Metric MDS = multi-dimensional-scaling

--> the act of rotating the axis, in order to find an axe on which you can make a better differentation between points
MDS = a program, a mathematical tool, which helps you finding the highest contrast
this step help you to find a view, and a way to reduce dimensions, and you can throw the rest out

two-dimensions --> is a plane
three dimensions --> projecting points on a plain
this is also possible with 26 dimensions
and you look for a plane which covers your points ...

in order to decide the point of one text into the 2-dimensional graph, in this example all the coordinates of the 26 letters are summed up, and divided by 26 --> average number
these number doesn't have any meaning anymore, it is a way to differentiate between texts

making a bag-of-letter model is a very simplified model of the texts, on such a level that you can read another type of information

this step reduces information, not by reducing dimensions

(if you're looking for a model ... you start to make a dataset, with an amount of dimensions... but in order to get a working model ... you need to be able to recognize your expectations ...)

modeling the line
from now on, you can throw all the data-points away, because you have a model
this is the moment of truth construction

"and you hope that it has something to do with the reality you want to apply it to"

"the big leap is to check if your model is able to predict something later"

knowledge discovery implies it can find clusters by itself
what if you find a contrast in a vector space, but you don't know what it means
> how do you know what it means?
< the only way is to check it to other data
> so you check each regularity, even if you don't know what kind of respondence with reality it has
< a kind of myth what is present in data-mining, is that an algorithm can discover this respondence

the question is if the X's & O's come before the line? or after the line? when is the data labeled? is that a process?
(is the data supervised?)

a kind of flip-flop process where you look for a differentation, then there is a moment where you can create your model, and then your differentation is *fixed* and from that on, it applies the model to other data

a hypothesis is always present in creating a model

in traditional statistics, there always is a hypothesis to get what you want
in data-mining, there seem to still be a hypothesis present
the point is: when do you formulate your hypothesis?

now: when you see a differentiation, you start thinking what it could mean
so, there is another moment of formulating your hypothesis

validation phase
--> a validation method is comparing your results with another text

overfitting --> making sure if very specific points are included in your model ...

there are standard validation procedures to reaching the moment of 'it works'

for example the 20% test-data, and 80% building data
--> the 20% need to be labeled on before hand, in order to check the model's results

Q: What is the name of the dimension to rotate around?
A: The rotating has nothing to do with meaning ... it is just the possibility to represent in 2D at some point?
A: The average is one point in the process.

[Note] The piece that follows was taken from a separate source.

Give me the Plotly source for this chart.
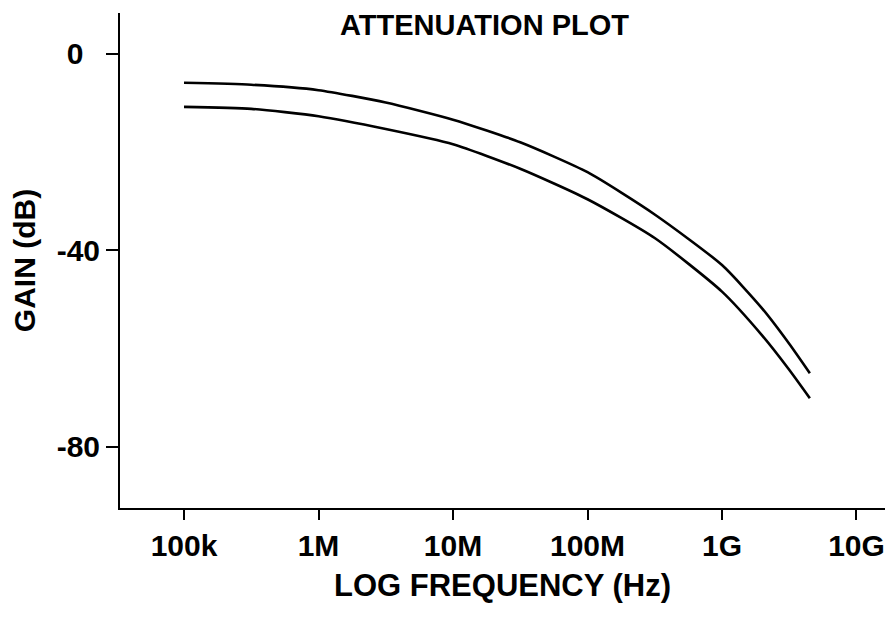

Relative distribution of letters ... we normalize. Afterwards: algorithm helps you find the plane with the most extreme difference.
Q: Can you see the process without, before the normalization
A: If I would not normalize, ..

Q is there a way of looking at the process of the algorithm? to look at the moment between

- there are points in the space, and the algorithm looks at it
- and the algorithm gives back a result that a human can read

outliers
> your algorithm gets better if you take your outliers out
< is the outlier a spelling mistake? or really a outlier?
> is removing outlier a standard practise?
< well, checking it is. and checking if it is a mistake or not

> does the amount of dimensions influence the efficiency of the model, is there an interest in the amount of dimensions?
< if there is a difference between 1000 and 1000000, there is a difference ... and there is also a difference in type of dimensions ...
> i'm trying to understand the economy of the dimensions...
>> but the economy is in the results of the model?